I’ve watched as they’ve both revolutionized the journalism industry (Goodbye, paste-up!) and watched as it slowly destroys it (Hello, internet!).
I’ve enjoyed the conveniences of keeping in touch via Facebook, and cursing like a sailor when my computer crashes.
The internet allows me to blog, to save money, to shop online, to share photos, to connect. Yet, at times, it can hinder real-life interactions. Technology is a double-edged sword.
And of course, as a cheapskate, the biggest thing that gets me is that nearly every gadget needs either batteries or to be recharged. All of this convenience and connectedness means we’re forced to rely on energy… energy that comes with both a financial and an environmental price.
It’s coming up on the time of year when I order new pages for my planner for the next year. The techie in me says it’s time to start using all of these wonderful electronic tools to keep track of my time (my smartphone, my iPod Touch, my laptop). It would certainly be cheaper for me to do this.
But the old-school side of me says, “Not so fast.” I love that in, at least one small way, I still put pen to paper every day – a skill that is disappearing these days.
I have 24/7 access to my paper planner. If the internet goes out or my laptop goes haywire, I can still access the details of my days. The biggest threat is loss or a spill, but frankly, not as scary as if those same things happened to an electronic device.
I hate how much energy is spent running all of these little gadgets.
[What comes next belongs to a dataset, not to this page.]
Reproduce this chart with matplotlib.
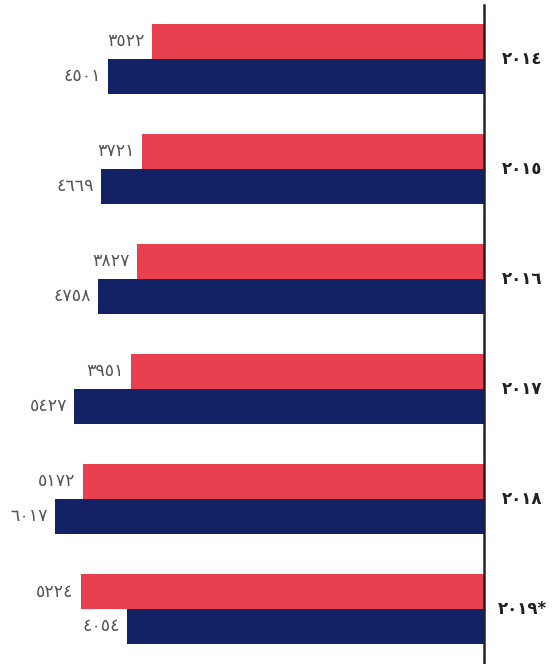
import matplotlib
matplotlib.use("Agg")
import matplotlib.pyplot as plt
import matplotlib.transforms as mtransforms
import numpy as np

# عدد السنوات والقيم
years = ["2014", "2015", "2016", "2017", "2018", "2019*"]
red_vals = [3522, 3721, 3827, 3951, 5172, 5224]
navy_vals = [4501, 4669, 4758, 5427, 6017, 4054]

RED = "#E8404E"
NAVY = "#132165"
INK = "#222222"
MUTED = "#555555"

XMIN, XMAX = 560, 8170
AR_DIGITS = str.maketrans("0123456789", "٠١٢٣٤٥٦٧٨٩")


def ar(s):
    return str(s).translate(AR_DIGITS)


fig = plt.figure(figsize=(5.6, 6.64), dpi=100)
ax = fig.add_axes([0, 0, 484 / 560, 1])

y = np.arange(len(years))
h = 0.318
red = np.array(red_vals)
navy = np.array(navy_vals)
ax.barh(y - h / 2, red - XMIN, left=XMIN, height=h, color=RED, zorder=2)
ax.barh(y + h / 2, navy - XMIN, left=XMIN, height=h, color=NAVY, zorder=2)

ax.set_xscale("log")
ax.set_xlim(XMAX, XMIN)
ax.set_ylim(5.5, -0.536)

for yi, v in zip(y - h / 2, red_vals):
    ax.annotate(ar(v), (v, yi), xytext=(-5, 0), textcoords="offset points",
                ha="right", va="center", fontsize=12.5, color=MUTED)
for yi, v in zip(y + h / 2, navy_vals):
    ax.annotate(ar(v), (v, yi), xytext=(-5, 0), textcoords="offset points",
                ha="right", va="center", fontsize=12.5, color=MUTED)

trans = mtransforms.blended_transform_factory(fig.transFigure, ax.transData)
for yi, yr in zip(y, years):
    fig.text(0.932, yi, ar(yr), transform=trans, ha="center", va="center",
             fontsize=12, fontweight="bold", color=INK)

ax.axvline(XMIN, ymin=0, ymax=1 - 5 / 664, color=INK, lw=1.8, zorder=3,
           clip_on=False)
for s in ax.spines.values():
    s.set_visible(False)
ax.set_xticks([])
ax.set_yticks([])
ax.xaxis.set_minor_locator(matplotlib.ticker.NullLocator())

fig.savefig("out.png", dpi=100, facecolor="white")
I hate that at times, we feel so tied to them, as if they were an extension of our digits.
I’m disgusted at the thought of how many batteries get tossed into landfills, how many cell phone chargers are abandoned in the dumpster when the hot new model is released.
All I can do is try to remember to shut down when I’m not using them and to use the energy-saving sleep functions on my gadgets during the day. I’m trying to limit the amount of new electronic devices that enter our home – especially when it comes to the kids’ toys. And I’m trying to remember to disconnect from the technology every once in awhile.
Love it or hate it, I need it to do what I do. All I can do is try to set a few boundaries.